Our ruling comports with the background of public concern, as we understand it, against which the Whistle Blower Act was adopted. Within recent years, there have been several highly publicized instances from around the nation wherein public employees have allegedly sustained adverse personnel consequences because of testimony given to legislative bodies and regulatory boards with respect to questionable practices in their area of employment. We think that this statute was enacted to encourage such type of reporting and to protect those who do so. We are not aware of any legislative intent to protect miscellaneous complaints and discussions with fellow workers. [2] Neither do we perceive any great good to be achieved by fostering such conduct. Complaints to those who have neither the power nor the responsibility to change the practice being reported contributes little besides disharmony.
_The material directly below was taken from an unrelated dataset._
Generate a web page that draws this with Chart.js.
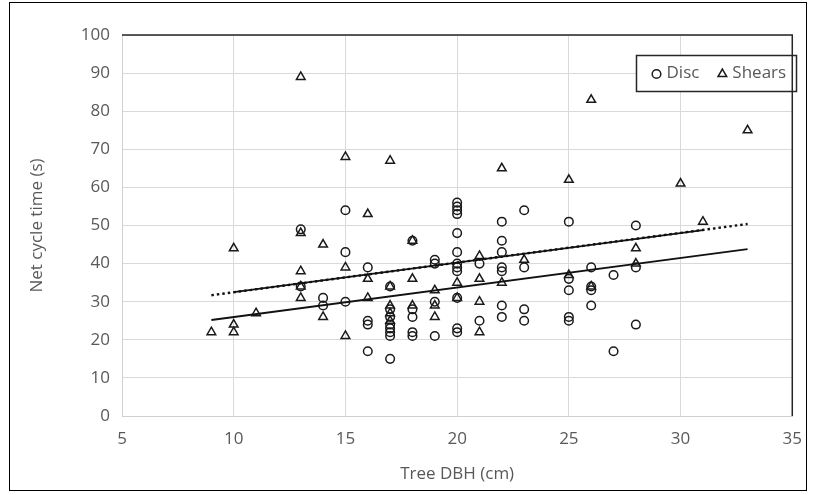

In addition to the above persons, Moreau placed a telephone call to the State Commission on Judicial Conduct on June 1, 1984, at “approximately 3:00 p.m. in the afternoon.” [3] Judge Winn’s letter of discharge is dated the same day. Moreau failed to testify whether he received his termination notice before or after his phone call, but, if it is his claim that he was fired in retaliation for reporting Judge Winn’s actions to the Commission on Judicial Conduct, the injunction must fail. There is no showing that Judge Winn knew that this report had been made and no showing that Judge Winn had any reason to anticipate that this report would be made. This critical gap in his proof could have been cured by the statutory presumption in favor of a discharged worker if, and only if, he was discharged after making the report. Considering that the report was made rather late in the business day, that it took a significant amount of time to dictate the letter, type it and sign it, and that, according to Moreau’s testimony, the letter from Judge Winn was delivered to him that very day, we find it extremely unlikely that his report could have preceded the notice of termination.

[*476] The statute provides the aggrieved employee with a presumption of retaliation if he is suspended or terminated “not later than the 90th day after making a re-port_” However, it is an express provision that the burden of proof on the whole case is on the employee. It is likewise clear that he is not entitled to the benefit of the presumption unless discharged “after making a report” (emphasis added). Having failed to present evidence that the discharge occurred after the making of the report to the commission, Moreau has failed to invoke the presumption. Lacking the benefit of the presumption, Moreau has failed to carry his burden to show that he was discharged in retaliation for making a report to the Commission on Judicial Conduct.

Our decision is, of course, without prejudice to the evidence that may be introduced at the trial on the merits. We hold that at the temporary injunction hearing, Moreau failed to produce sufficient evidence to support a finding that he was terminated for reporting a violation of law to an appropriate law enforcement authority. The trial court abused its discretion in granting the temporary injunction and the injunction is dissolved.

1

. We further decline to decide if the disputed practice was in anywise unlawful. We expressly limit ourselves to the holding that even if the practice were unlawful, Moreau failed to show himself entitled to a temporary injunction.

2

. Moreau also testified that he had a discussion with a criminal district judge. However, it is settled that the district courts have no general supervisory jurisdiction over the justice courts; they would have no greater power to supervise municipal courts.

3

.Again, we decline to pass upon the question of whether a single telephone call is sufficient to invoke the statute.